What does “responsible” mean? Is keeping firearms disabled and locked away “responsible?” Are mandatory trigger locks “responsible?” Are magazines with no more than 10 rounds “responsible?”

  • Take steps to enhance school safety

See #9

  • Address our culture’s glorification of violence seen and heard though our movie screens, television shows, music and video games

If they are serious about this, then I applaud them. Unfortunately, our country would have to admit that our two largest economic drivers are pornography and small arms, and by small arms I mean arms sold to foreign military establishments; comparatively, civilian sales are just a drop in the bucket.

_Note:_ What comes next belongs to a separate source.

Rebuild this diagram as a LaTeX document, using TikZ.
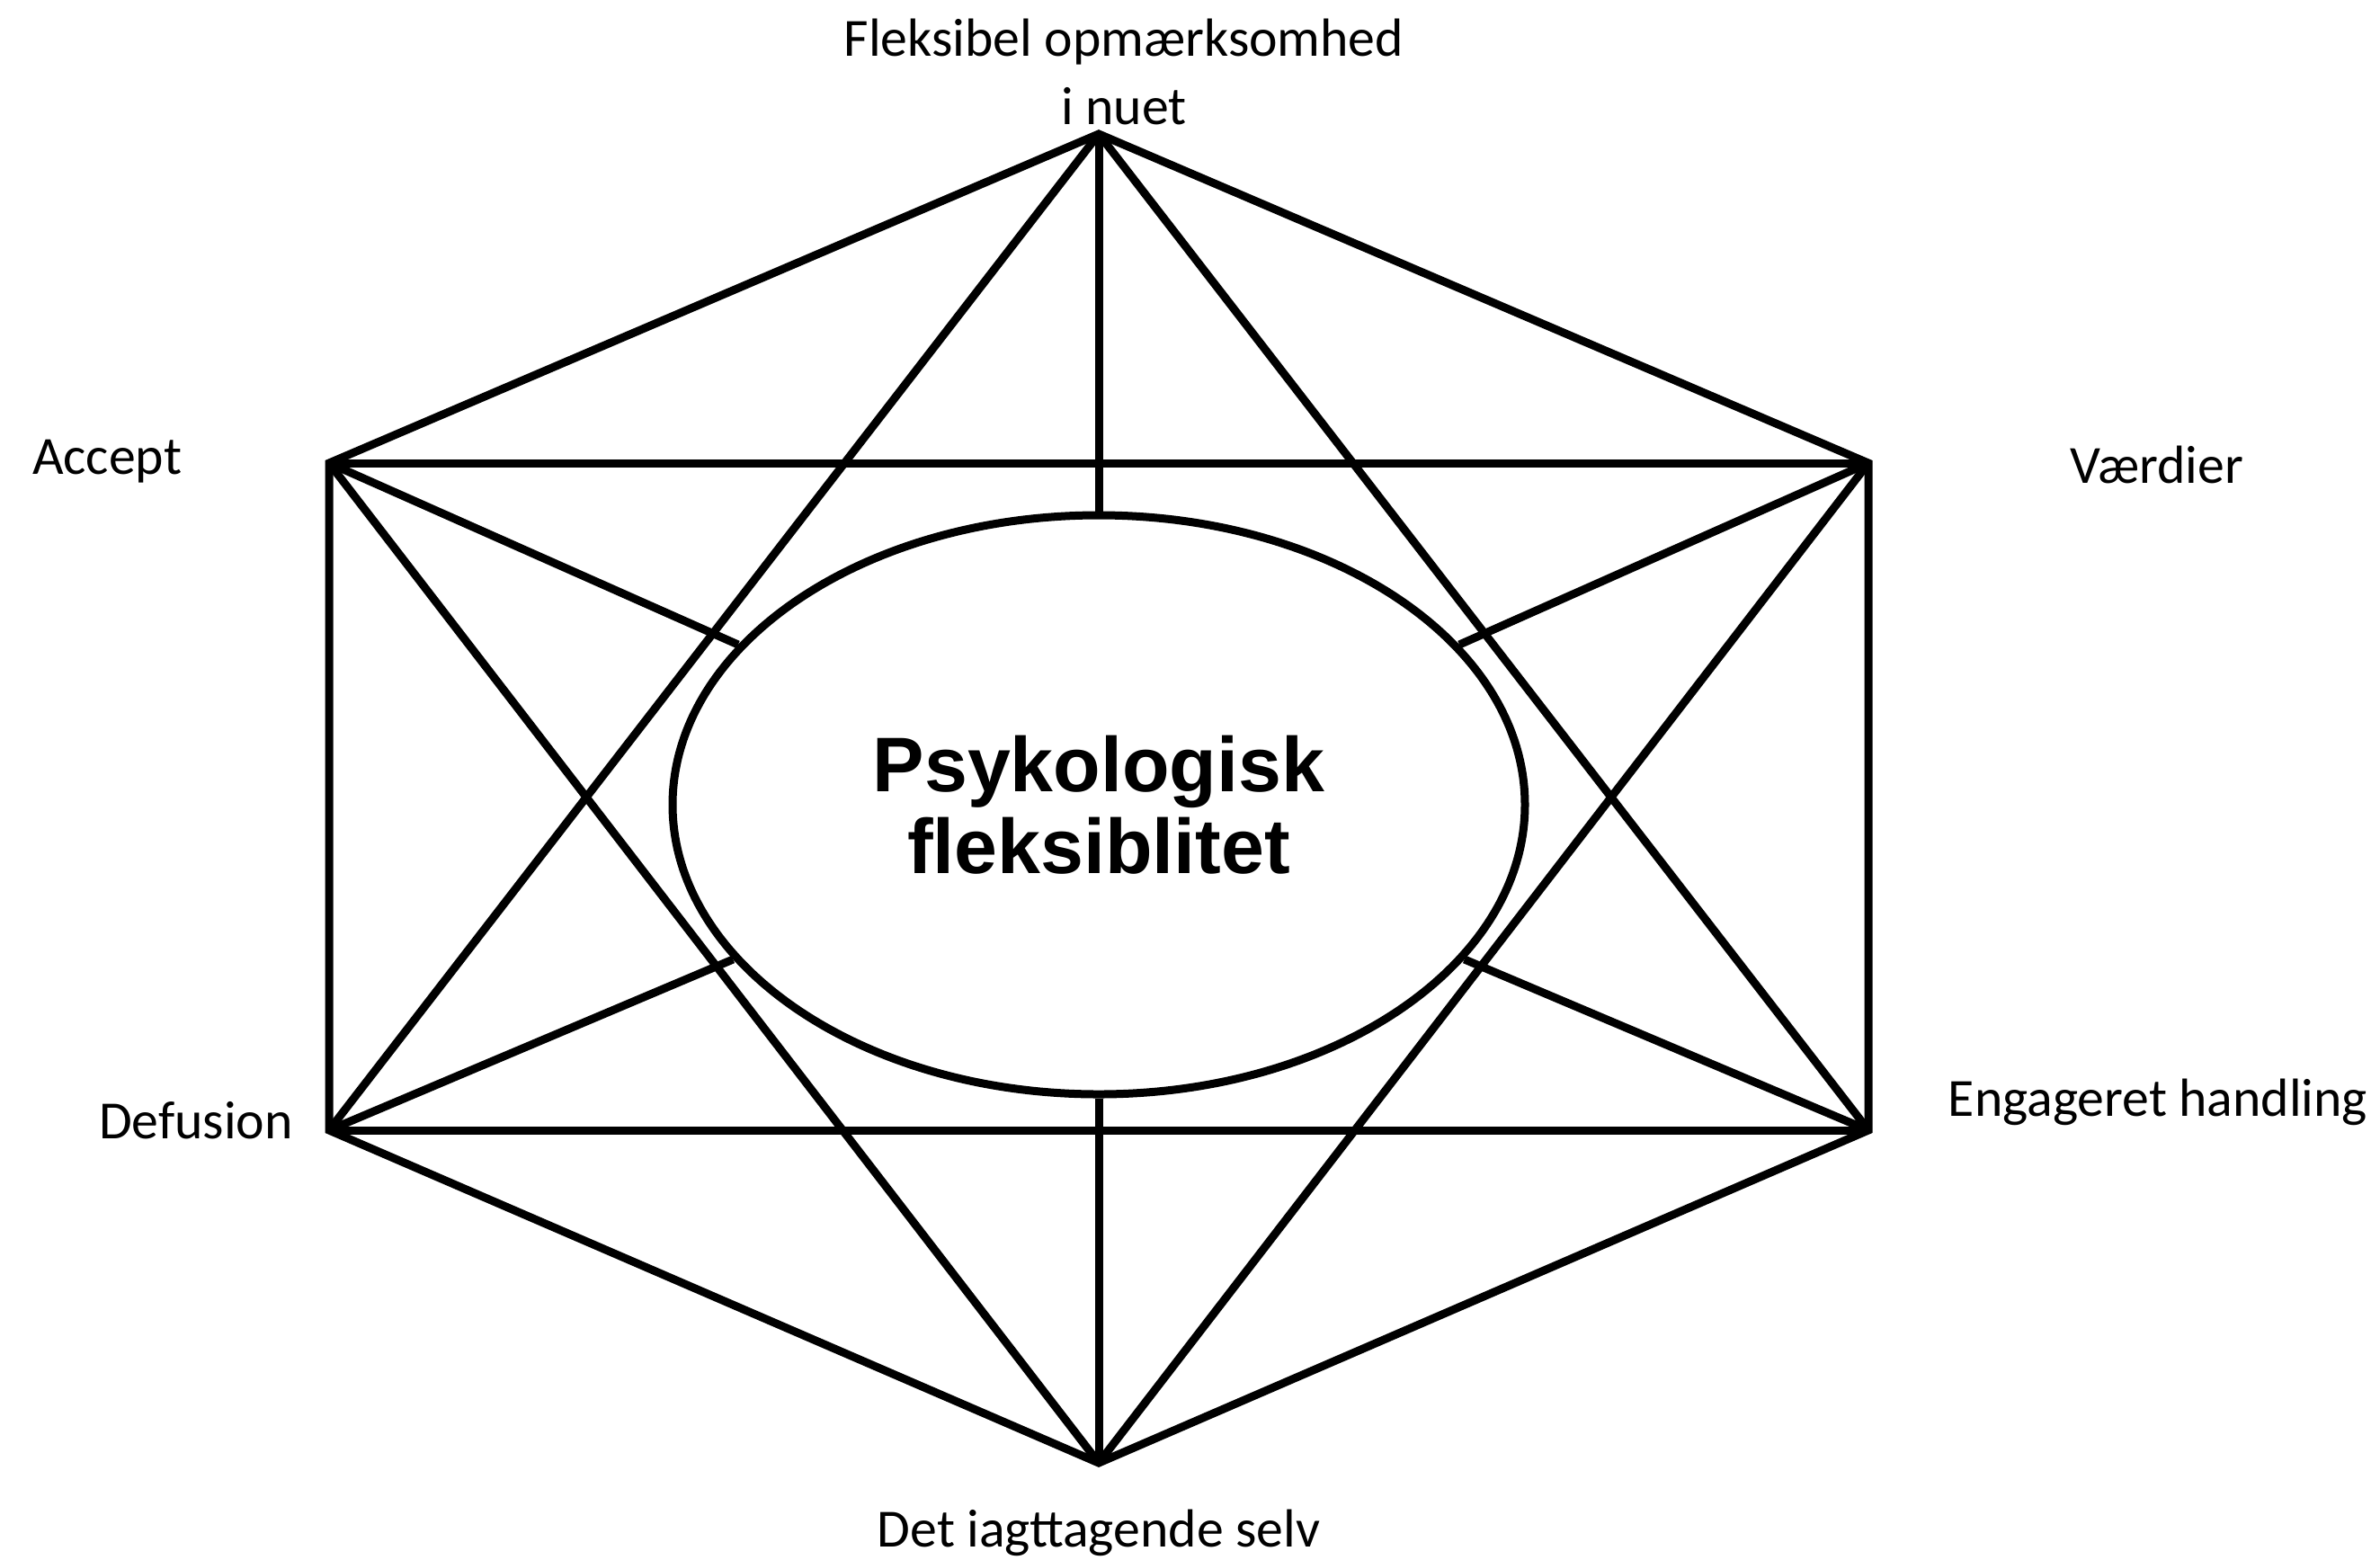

“Talk[ing] about the problems that these kinds of speech create…” does not necessarily equal addressing the issue. Addressing may be discussion. Addressing may be doing something because well, it’s what you do instead of something (as SayUncle says). A constructive dialogue is the place to start. Unfortunately, this issue will not be solved legislatively. Not until the people have said, here, this far and no further, will the issue begin to change culturally.

As to some other points. “A law that slows but does not prevent purchase of a gun doesn’t seem to me to be an infringement.” A right delayed is a right denied. Apply this logic to other rights protected by the Bill of Rights.

  • Needing to pass a background check before you can practice your religion, practice free speech, peaceably assemble, or petition the government for a redress of grievances
  • Needing to pass a background check before you can be tried by a jury

When states try to enact voter ID laws, those laws are attacked. All the state is trying to do is run a background check, to verify that person can legally vote.

In the end, this 15-point plan appears to be little more than House Democrats saying, “We support the Second Amendment, but…” and that’s the problem. When you say but, then you don’t support it. Take a look at your significant other. Look deep into his/her eyes and say, “I love you, but….”

This cuts across both political parties and across the political spectrum and forces us to call into question what we truly believe. I encourage us all to do so.